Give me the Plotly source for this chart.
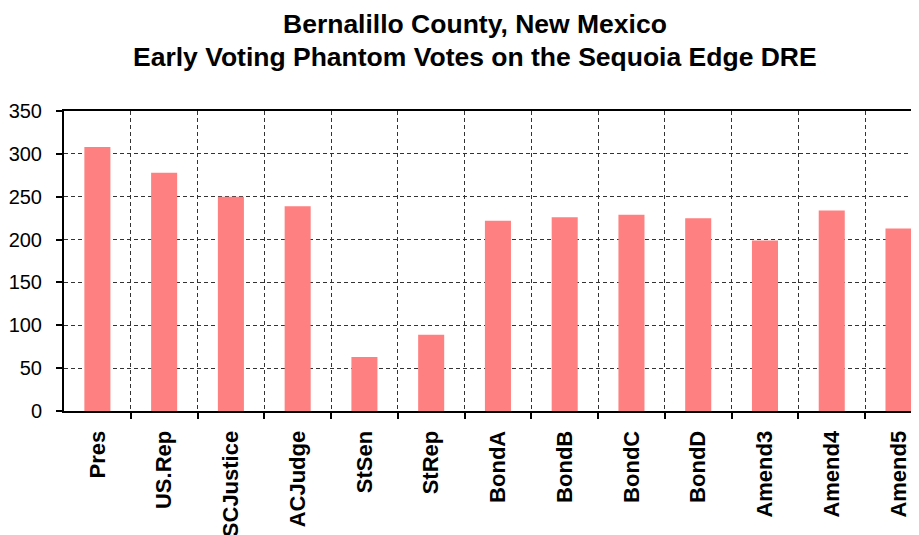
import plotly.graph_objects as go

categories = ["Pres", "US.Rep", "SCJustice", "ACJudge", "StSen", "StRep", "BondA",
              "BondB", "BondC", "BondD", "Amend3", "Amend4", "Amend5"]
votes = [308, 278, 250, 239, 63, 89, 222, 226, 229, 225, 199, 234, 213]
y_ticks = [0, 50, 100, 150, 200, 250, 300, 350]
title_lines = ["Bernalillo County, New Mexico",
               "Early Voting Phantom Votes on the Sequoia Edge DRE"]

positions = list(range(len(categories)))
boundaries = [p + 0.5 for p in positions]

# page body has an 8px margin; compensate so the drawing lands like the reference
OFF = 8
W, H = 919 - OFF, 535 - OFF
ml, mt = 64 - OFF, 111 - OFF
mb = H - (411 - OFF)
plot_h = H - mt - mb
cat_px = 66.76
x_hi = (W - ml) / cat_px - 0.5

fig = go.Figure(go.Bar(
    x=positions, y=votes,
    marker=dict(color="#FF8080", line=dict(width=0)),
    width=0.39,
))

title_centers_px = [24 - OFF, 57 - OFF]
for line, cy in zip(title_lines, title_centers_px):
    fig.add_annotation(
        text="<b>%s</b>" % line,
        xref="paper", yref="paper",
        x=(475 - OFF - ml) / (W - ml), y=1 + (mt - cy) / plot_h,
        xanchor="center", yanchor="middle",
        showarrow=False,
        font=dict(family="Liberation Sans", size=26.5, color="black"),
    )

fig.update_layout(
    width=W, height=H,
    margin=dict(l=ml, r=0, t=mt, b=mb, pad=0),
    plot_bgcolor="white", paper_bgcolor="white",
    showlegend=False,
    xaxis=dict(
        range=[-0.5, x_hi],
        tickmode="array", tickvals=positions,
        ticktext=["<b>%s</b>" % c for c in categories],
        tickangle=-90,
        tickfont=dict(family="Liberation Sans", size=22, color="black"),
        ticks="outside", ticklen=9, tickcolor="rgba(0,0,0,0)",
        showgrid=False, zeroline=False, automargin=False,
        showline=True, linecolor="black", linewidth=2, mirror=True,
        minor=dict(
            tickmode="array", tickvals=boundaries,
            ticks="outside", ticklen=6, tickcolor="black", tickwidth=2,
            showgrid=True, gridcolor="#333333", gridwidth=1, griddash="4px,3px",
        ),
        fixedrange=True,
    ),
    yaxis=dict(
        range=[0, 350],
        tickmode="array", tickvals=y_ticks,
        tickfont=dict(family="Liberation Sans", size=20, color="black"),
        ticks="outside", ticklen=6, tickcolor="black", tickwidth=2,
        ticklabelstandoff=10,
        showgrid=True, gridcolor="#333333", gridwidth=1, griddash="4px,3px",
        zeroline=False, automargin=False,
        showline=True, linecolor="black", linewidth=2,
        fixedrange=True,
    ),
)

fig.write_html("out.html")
-*-*-
### Aim
Repeat only what lies between the start of the data and the end of the line containing "boundaries = [p + 0.5 for p in positions]", exactly, with pictures left out.

### Written answer
Give me the Plotly source for this chart.
import plotly.graph_objects as go

categories = ["Pres", "US.Rep", "SCJustice", "ACJudge", "StSen", "StRep", "BondA",
              "BondB", "BondC", "BondD", "Amend3", "Amend4", "Amend5"]
votes = [308, 278, 250, 239, 63, 89, 222, 226, 229, 225, 199, 234, 213]
y_ticks = [0, 50, 100, 150, 200, 250, 300, 350]
title_lines = ["Bernalillo County, New Mexico",
               "Early Voting Phantom Votes on the Sequoia Edge DRE"]

positions = list(range(len(categories)))
boundaries = [p + 0.5 for p in positions]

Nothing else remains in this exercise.